After this sermon you’re going to stand up and say, “He ascended into heaven and is seated at the right hand of the Father.” What does that mean? Don’t we sometimes simply say the words and accept them, but don’t really think about them, maybe don’t really “buy into” them?

“As the apostles were watching, Jesus was lifted up, and a cloud took him out of their sight.” These words from the Acts of the Apostles describe Jesus ascending into heaven. What sort of picture do you form in your mind when you hear this? Over the centuries various artists have tried to paint it. I always end up with something resembling a lift-off at Cape Canaveral!

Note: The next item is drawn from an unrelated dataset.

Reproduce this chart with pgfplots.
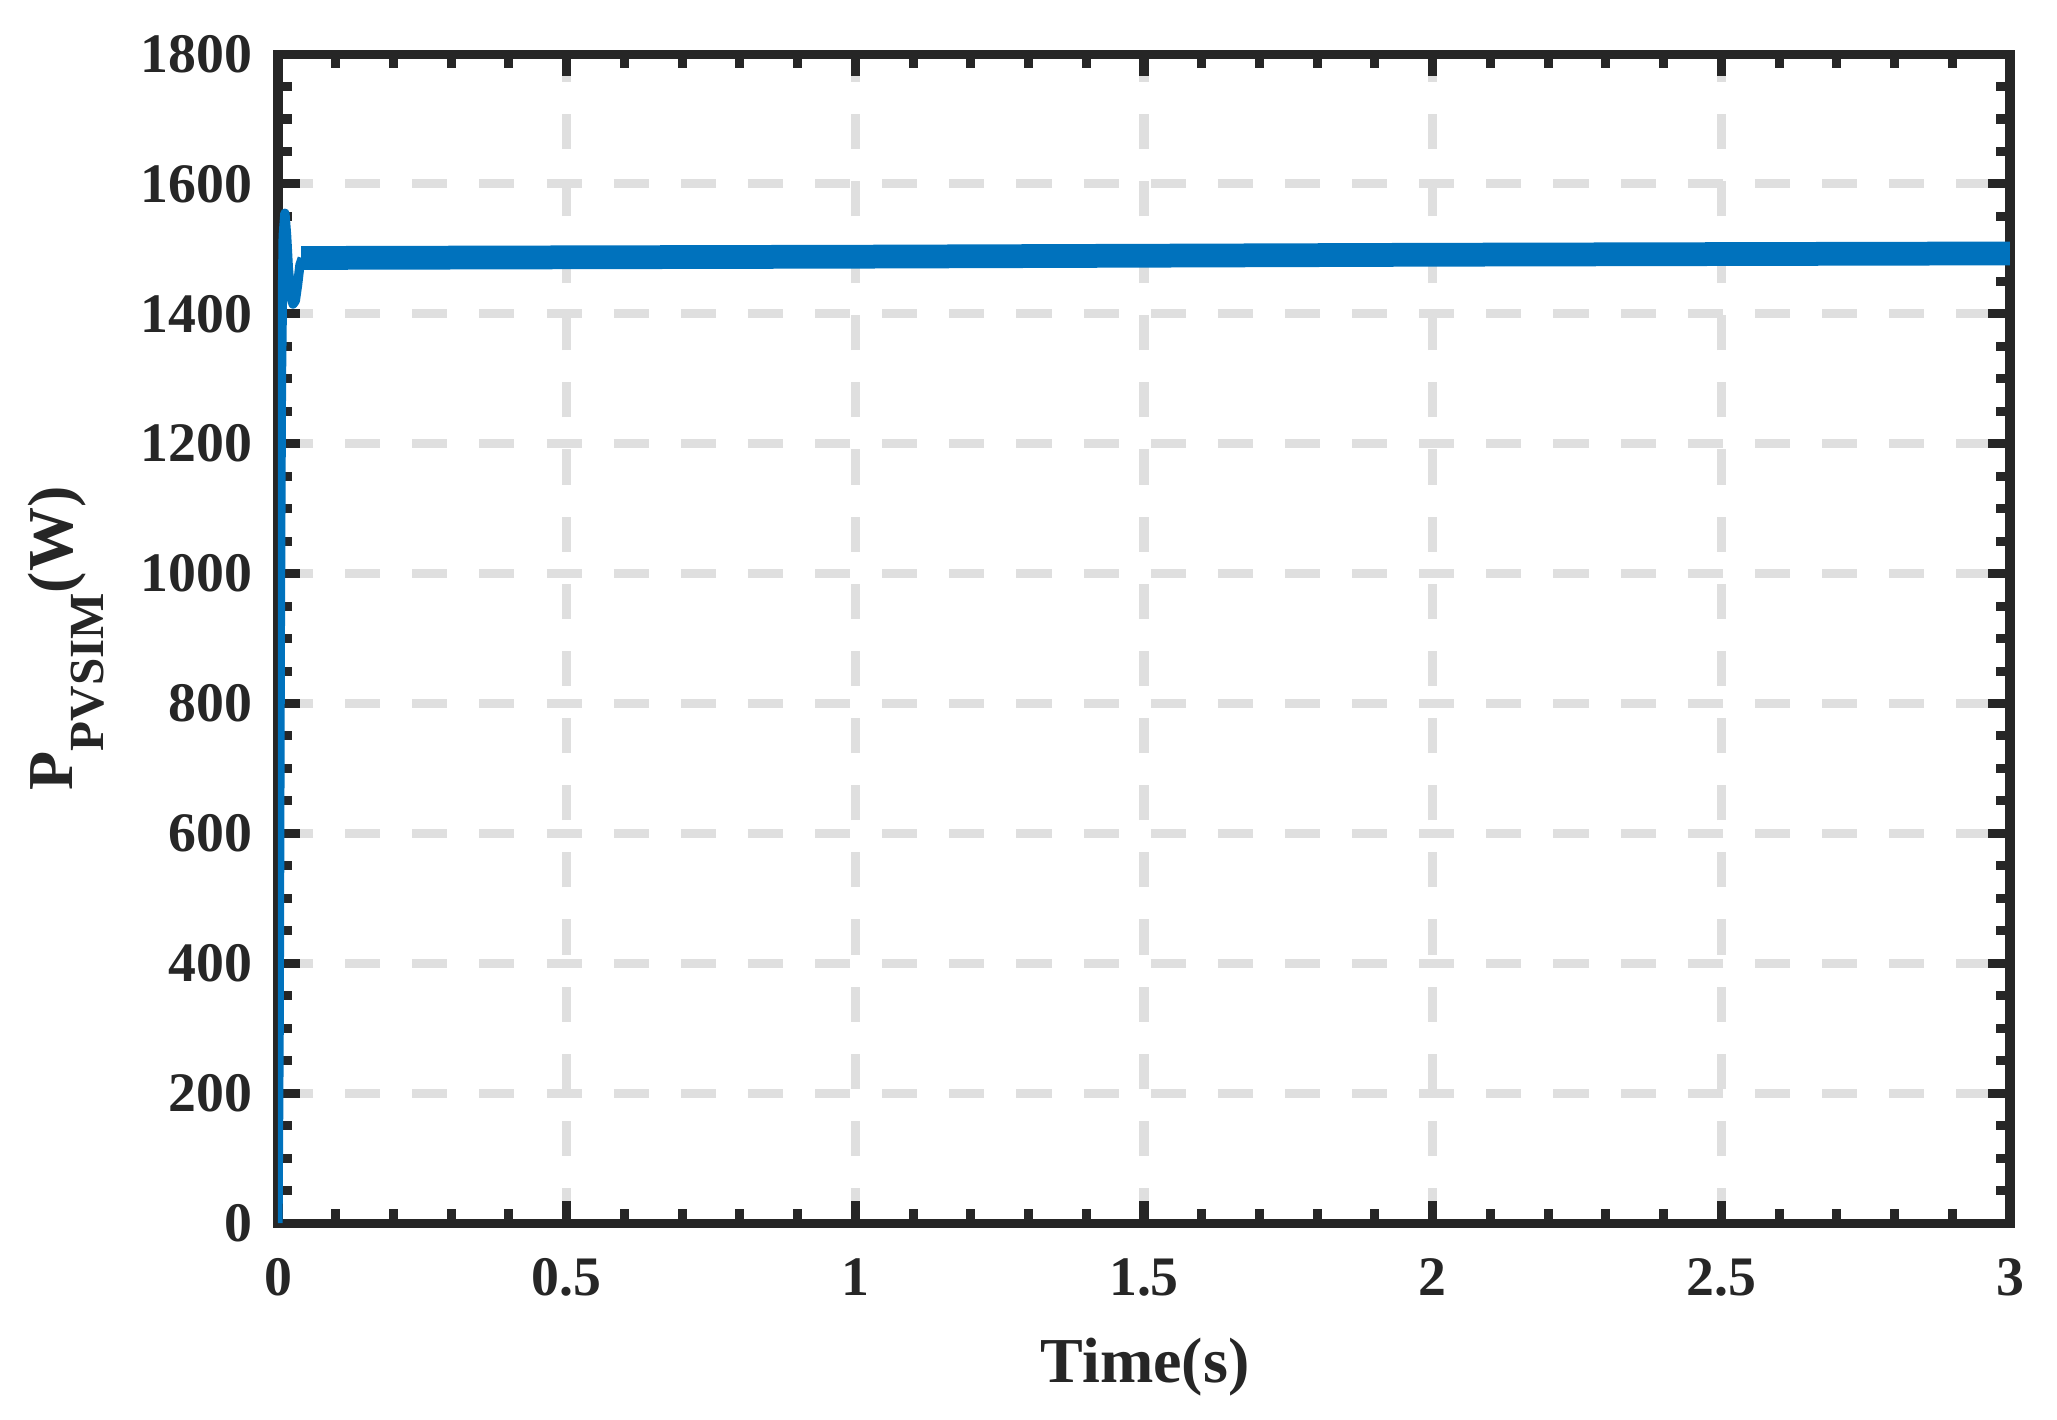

Aside from saying that Jesus is no longer physically in the world, what is the truth being expressed here? St. Luke paints a picture with words; like an impressionist he is working with imagery which points beyond the concrete to the unseen. He paints a picture with words that describe Jesus as going “up”, as if heaven were a geographical location high in the sky. It reflects a first century construct of the cosmos. However, most of us don’t believe that heaven is “up” there. Yet we traditionally and normally say “up in heaven.” At the same time most of us would agree that heaven is not physical place, but a state of being. To be in heaven is to be with God, to be in union with the divine. But it is natural to picture heaven in terms of “up-ness”. We speak of many things that way. When things get better or things go well, they go “up”. “His grades went up”, we say. Or, “She has really gone up in her profession.” We know when we say this that success is not a place that is literally up; it is a state of being.

When you say the Creed I hope you’ll remember these three things:

1. The Ascension means that Jesus is no longer limited to time and space;

2. He ascended as a human being;

3. His Ascension represents the triumph of good over evil.

The scandal of Christianity has always been the Incarnation: the belief that

the God of the universe would limit himself, would enflesh himself in a person. The Ascension is the reverse of the Incarnation. Through the Ascension the particularity of Jesus becomes the universality of Christ. The God of “somewhere” becomes the God of “everywhere”. The localized Jesus becomes the ubiquitous Christ.

A few years ago bumper sticker theology was popular. One bumper sticker read, “My boss is a Jewish carpenter.” It was cute and it got your attention. But it was terrible theology because it ignored the Ascension. He is no longer the carpenter from Nazareth; he is the cosmic Christ. He is no longer limited to time and space, as he was in first century Galilee, but is living today, enthroned in the hearts of believers everywhere. Jesus is no dead hero whom we remember from the past, but is alive and present in the universe now as the Christ.

Secondly, it is important that we understand that Jesus ascended as a human being. He doesn’t leave his humanity behind at the ascension. His humanity was not an illusion as the Gnostics would have us believe. He doesn’t cast his humanity off as an unwelcomed burden with which he is finished. He takes his humanity with him. Our humanity is not limited to physicality. Jesus the Christ has shown us what we can be and who we can be. The Ascension tells us that the life for which we are ultimately made is not found in this world, but in heaven. What that means to me is that no human being is insignificant. That no life is unimportant because every person, in Christ, has a divine destiny, that every one of God’s children is destined to ascend.

With that perspective all of our relationships take on new importance. For when we deal with one another, when we share each other’s problems, when we seek to alleviate suffering, when we work for peace, when we seek to make society responsive to human need, as you and I try to serve and minister in our various vocations, we are in touch with a child of God who has a divine destiny, who, through the Ascension of Christ, will reign with Christ.

And the third significance of the Ascension I want you to consider this morning is the belief that Christ is the Lord of history. St. Luke wrote, “This Jesus, who has been taken up from you into heaven, will come in the same way as you saw him go into heaven.” So, we are not to fear. And this, my friends, indeed calls for faith. A faith that I find most difficult.

In the midst of the mess of this world, a world beset by terrorists, world in which barbarism is becoming the norm, where religions are excuses for the inhuman treatment of God’s children, a world which refuses to eschew the futility of violence and war, in this chaotic existence of ours, the Ascension tells us that Jesus will return. And this history of which we are a part has purpose and an end. As Christ’s Body, the Church, you and I play a part in this salvation history of the world. We participate in the struggle of good versus evil. We are not called to stand idly and silently by, but are called to proclaim the values of love over hate, of peace over war, and respect the dignity of every human being. In our world where justice and love seem nothing but wishful thinking, nothing takes greater faith than this. And these acts of faith are based on the Christian hope that at the end of history is the triumph of justice and good which is symbolized by Christ’s coming again to rule the earth.

As my skeptical friend would say, “Do you believe all that stuff?” It’s a good question. Do you? As Christians, only by the grace of God, can we say, “Yes, I believe.”

For the grace and the gift of faith, for the gift of believing, let us rejoice and give thanks to the risen and ascended Lord Christ. Amen.